**WHAT YOU SHOULD DO:** Work out the number of lines containing "this". Answer with nothing but that number.

□ □ □ □ □ □ □

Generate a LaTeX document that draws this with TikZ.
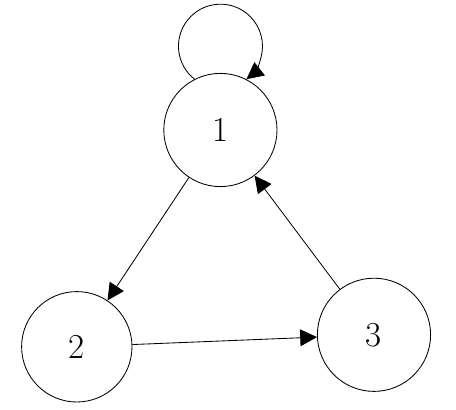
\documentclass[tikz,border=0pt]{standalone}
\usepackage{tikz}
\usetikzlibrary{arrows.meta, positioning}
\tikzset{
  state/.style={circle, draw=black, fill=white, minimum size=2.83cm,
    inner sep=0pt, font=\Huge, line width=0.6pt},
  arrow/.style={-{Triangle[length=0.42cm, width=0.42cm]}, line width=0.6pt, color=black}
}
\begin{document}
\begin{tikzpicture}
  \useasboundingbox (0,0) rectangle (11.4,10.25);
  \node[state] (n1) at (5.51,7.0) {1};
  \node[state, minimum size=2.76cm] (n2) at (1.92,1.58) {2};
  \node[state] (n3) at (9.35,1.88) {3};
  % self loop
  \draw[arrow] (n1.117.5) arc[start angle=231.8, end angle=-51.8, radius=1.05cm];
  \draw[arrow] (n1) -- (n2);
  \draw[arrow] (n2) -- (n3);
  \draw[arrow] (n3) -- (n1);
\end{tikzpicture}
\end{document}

□ □ □ □ □ □ □

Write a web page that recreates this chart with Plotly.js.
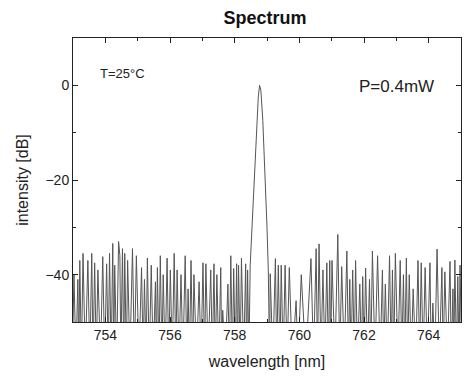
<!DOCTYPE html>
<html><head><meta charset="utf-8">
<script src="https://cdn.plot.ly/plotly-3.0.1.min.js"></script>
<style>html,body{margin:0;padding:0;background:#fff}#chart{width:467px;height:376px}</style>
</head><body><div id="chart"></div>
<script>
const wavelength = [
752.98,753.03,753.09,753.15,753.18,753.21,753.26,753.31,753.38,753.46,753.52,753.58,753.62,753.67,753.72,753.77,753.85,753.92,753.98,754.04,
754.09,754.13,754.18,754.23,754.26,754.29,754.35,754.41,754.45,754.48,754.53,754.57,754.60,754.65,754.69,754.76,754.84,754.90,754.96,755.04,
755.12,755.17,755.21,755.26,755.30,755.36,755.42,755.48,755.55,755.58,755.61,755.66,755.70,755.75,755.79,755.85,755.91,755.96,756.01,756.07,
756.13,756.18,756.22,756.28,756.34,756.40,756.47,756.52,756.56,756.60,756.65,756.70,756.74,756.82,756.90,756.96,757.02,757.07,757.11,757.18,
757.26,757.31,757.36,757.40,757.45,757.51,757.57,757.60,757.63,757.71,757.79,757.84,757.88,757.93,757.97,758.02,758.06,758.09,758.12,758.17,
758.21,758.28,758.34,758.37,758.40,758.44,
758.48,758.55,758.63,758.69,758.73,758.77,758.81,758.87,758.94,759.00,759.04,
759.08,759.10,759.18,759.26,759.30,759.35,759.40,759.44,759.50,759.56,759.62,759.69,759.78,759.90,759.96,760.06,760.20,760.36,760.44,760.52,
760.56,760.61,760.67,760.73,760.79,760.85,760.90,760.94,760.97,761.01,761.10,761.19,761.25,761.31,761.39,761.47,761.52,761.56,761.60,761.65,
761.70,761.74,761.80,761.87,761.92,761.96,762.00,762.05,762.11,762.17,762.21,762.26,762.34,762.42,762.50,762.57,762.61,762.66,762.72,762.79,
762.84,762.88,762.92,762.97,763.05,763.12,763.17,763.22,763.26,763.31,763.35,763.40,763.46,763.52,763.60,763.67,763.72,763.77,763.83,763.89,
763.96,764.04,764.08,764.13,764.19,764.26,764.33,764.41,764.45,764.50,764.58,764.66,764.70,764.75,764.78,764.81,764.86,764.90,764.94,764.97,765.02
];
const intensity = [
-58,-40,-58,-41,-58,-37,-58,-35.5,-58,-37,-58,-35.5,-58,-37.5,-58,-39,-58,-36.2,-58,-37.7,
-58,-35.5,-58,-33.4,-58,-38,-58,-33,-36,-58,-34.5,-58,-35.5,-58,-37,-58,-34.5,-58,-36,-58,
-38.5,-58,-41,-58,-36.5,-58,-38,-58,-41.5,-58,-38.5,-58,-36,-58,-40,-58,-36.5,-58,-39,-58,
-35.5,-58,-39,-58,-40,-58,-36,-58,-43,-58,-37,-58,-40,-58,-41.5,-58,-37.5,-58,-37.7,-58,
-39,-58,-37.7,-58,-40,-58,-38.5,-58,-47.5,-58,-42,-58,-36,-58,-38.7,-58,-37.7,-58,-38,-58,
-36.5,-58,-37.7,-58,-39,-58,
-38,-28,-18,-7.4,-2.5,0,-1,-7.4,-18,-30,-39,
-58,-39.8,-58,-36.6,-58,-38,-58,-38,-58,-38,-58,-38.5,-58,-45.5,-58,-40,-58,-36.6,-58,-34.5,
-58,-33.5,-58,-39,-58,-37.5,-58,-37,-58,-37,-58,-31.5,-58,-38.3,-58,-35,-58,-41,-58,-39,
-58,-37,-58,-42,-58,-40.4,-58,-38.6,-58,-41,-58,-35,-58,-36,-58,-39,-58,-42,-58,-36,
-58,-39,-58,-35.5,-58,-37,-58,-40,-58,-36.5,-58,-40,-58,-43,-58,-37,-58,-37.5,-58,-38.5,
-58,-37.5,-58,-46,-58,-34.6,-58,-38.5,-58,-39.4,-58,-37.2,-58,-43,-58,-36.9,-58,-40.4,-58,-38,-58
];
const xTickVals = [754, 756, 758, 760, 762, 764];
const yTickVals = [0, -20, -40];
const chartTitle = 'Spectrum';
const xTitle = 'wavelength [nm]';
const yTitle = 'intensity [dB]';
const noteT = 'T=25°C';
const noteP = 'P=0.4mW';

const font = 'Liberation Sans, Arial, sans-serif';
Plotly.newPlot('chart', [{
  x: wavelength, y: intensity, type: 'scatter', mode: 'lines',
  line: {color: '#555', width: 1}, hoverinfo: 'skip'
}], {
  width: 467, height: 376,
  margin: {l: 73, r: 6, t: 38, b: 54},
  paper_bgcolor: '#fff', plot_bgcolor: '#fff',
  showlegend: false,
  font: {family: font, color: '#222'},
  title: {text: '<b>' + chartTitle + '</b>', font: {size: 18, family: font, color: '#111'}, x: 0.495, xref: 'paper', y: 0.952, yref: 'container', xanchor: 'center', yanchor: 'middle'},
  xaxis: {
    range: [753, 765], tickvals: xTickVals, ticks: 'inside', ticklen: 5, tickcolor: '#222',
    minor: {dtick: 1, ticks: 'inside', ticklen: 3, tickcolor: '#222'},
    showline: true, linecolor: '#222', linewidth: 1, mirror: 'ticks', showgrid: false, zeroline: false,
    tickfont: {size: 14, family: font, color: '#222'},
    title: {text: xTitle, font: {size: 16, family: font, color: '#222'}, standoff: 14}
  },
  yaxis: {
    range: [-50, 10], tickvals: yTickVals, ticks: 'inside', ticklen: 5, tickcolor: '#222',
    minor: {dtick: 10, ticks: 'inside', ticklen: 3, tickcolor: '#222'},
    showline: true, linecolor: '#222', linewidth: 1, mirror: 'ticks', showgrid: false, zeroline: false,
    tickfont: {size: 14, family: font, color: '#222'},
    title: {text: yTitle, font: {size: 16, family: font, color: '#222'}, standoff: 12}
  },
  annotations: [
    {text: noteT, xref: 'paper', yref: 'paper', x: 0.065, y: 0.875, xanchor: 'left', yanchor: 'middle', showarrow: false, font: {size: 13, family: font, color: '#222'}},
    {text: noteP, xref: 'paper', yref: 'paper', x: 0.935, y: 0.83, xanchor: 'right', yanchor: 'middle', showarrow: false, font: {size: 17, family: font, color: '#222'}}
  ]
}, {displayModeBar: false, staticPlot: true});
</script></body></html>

□ □ □ □ □ □ □

**TASK ANSWER:** 2